Dataset excerpts:
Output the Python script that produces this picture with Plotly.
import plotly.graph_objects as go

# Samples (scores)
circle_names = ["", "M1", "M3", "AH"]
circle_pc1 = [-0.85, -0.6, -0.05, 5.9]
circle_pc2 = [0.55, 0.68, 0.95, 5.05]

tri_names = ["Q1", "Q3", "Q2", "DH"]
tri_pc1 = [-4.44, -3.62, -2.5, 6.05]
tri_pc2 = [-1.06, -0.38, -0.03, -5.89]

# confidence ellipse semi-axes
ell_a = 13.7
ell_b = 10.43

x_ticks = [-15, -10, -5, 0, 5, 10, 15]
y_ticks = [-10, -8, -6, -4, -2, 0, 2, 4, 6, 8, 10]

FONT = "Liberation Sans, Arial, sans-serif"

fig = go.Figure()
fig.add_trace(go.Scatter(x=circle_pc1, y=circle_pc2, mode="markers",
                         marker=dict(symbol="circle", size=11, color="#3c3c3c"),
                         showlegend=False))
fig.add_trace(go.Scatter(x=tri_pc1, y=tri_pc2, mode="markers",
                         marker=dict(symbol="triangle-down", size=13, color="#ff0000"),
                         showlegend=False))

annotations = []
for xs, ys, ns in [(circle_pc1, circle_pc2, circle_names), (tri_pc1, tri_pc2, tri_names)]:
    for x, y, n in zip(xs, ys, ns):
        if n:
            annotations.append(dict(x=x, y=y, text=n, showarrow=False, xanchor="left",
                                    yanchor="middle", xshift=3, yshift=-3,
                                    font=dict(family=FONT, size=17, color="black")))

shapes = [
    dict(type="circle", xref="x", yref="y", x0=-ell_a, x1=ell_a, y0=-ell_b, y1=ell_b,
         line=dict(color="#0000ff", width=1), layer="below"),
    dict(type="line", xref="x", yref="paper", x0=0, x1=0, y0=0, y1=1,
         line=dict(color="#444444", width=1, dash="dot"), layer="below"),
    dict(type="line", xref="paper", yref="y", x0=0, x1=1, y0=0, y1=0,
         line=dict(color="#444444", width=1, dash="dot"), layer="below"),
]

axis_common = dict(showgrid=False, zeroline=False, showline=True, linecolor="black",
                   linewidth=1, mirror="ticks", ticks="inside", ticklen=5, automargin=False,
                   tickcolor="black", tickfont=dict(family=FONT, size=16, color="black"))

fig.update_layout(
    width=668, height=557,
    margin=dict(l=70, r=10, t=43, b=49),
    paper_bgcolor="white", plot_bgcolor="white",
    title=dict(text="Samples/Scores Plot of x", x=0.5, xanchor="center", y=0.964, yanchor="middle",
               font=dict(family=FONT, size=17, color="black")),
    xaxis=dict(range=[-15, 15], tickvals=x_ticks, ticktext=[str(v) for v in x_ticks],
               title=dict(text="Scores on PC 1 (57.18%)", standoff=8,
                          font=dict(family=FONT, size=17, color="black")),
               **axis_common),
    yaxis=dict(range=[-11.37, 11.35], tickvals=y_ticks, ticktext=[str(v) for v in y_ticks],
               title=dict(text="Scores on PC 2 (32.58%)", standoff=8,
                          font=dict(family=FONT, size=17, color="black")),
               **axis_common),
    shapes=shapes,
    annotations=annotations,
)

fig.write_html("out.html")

* * *

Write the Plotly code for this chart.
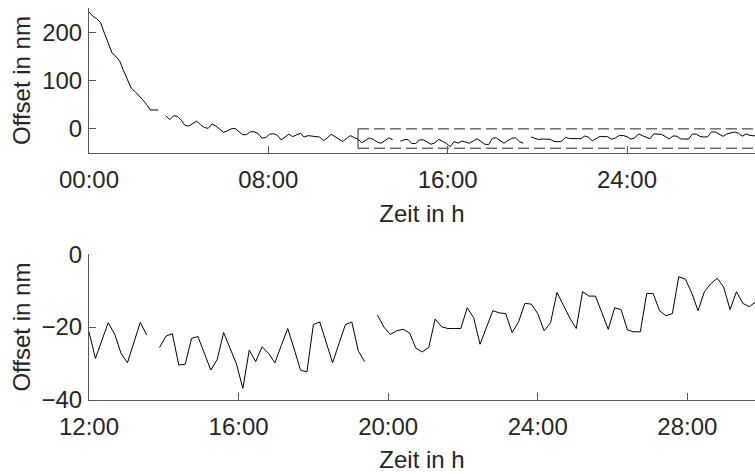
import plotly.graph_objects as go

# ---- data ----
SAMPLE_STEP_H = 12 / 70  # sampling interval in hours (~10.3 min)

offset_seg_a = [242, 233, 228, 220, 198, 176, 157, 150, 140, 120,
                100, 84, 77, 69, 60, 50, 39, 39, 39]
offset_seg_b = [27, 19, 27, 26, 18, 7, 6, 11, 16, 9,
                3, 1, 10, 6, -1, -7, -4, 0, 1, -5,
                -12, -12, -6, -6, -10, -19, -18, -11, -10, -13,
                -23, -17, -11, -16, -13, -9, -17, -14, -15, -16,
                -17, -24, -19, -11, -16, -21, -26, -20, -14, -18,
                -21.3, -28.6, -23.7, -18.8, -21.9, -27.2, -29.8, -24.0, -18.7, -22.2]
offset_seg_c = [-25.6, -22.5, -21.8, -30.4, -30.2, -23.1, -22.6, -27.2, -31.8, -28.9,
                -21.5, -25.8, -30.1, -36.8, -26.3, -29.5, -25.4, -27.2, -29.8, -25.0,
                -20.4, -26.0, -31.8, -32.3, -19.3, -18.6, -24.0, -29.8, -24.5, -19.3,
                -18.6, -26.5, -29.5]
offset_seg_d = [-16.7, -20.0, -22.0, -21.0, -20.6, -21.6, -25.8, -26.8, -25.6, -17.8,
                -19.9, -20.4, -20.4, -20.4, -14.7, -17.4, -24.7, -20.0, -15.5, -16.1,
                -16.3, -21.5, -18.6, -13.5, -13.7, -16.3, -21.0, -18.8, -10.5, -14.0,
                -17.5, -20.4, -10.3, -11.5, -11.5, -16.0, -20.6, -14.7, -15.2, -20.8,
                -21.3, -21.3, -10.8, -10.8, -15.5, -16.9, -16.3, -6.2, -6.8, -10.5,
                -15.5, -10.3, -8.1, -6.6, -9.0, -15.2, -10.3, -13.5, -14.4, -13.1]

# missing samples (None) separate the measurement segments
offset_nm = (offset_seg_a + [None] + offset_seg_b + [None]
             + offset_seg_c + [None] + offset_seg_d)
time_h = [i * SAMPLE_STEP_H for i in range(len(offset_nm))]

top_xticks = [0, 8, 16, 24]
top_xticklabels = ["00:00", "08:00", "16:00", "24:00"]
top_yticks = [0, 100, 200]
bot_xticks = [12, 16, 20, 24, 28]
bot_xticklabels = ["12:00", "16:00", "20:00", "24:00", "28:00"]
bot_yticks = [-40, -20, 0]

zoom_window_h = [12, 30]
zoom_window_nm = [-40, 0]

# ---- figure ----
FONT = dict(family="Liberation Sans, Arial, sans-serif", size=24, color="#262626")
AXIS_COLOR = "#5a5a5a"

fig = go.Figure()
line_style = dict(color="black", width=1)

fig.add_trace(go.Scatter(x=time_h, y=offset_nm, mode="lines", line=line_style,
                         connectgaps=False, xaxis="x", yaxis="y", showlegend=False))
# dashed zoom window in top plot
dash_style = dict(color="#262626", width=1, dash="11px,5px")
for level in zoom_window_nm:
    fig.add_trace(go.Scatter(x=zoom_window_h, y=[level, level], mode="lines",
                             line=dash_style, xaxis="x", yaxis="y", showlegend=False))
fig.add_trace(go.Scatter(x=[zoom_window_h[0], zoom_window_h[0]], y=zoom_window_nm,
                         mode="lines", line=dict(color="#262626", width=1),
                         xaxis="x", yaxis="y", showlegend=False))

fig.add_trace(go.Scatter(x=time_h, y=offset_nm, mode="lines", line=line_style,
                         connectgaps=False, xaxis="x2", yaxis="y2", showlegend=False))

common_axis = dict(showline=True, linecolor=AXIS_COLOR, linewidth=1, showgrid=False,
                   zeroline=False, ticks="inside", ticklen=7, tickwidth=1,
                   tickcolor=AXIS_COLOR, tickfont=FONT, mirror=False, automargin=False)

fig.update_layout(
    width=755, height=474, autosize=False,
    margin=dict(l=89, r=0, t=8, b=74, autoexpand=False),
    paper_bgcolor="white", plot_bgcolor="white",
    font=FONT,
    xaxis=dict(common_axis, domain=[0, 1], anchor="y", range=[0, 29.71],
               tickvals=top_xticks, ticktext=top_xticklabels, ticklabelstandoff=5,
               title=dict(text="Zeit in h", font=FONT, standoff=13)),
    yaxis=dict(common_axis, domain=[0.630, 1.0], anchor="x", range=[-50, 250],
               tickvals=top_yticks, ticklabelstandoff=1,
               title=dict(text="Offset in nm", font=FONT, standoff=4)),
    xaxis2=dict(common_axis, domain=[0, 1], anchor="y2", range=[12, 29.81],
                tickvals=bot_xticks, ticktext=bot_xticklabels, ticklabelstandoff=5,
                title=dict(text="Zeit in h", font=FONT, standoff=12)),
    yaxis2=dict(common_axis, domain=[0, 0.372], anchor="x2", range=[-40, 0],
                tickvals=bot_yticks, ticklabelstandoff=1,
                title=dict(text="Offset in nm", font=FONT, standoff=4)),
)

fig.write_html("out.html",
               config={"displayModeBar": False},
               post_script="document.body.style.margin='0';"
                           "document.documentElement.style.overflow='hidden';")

Instructions for the task:
Set down, word for word, the lines from the one holding "Write the Plotly code for this chart." through the one holding "SAMPLE_STEP_H = 12". Skip the pictures.

Exercise solution:
Write the Plotly code for this chart.
import plotly.graph_objects as go

# ---- data ----
SAMPLE_STEP_H = 12 / 70  # sampling interval in hours (~10.3 min)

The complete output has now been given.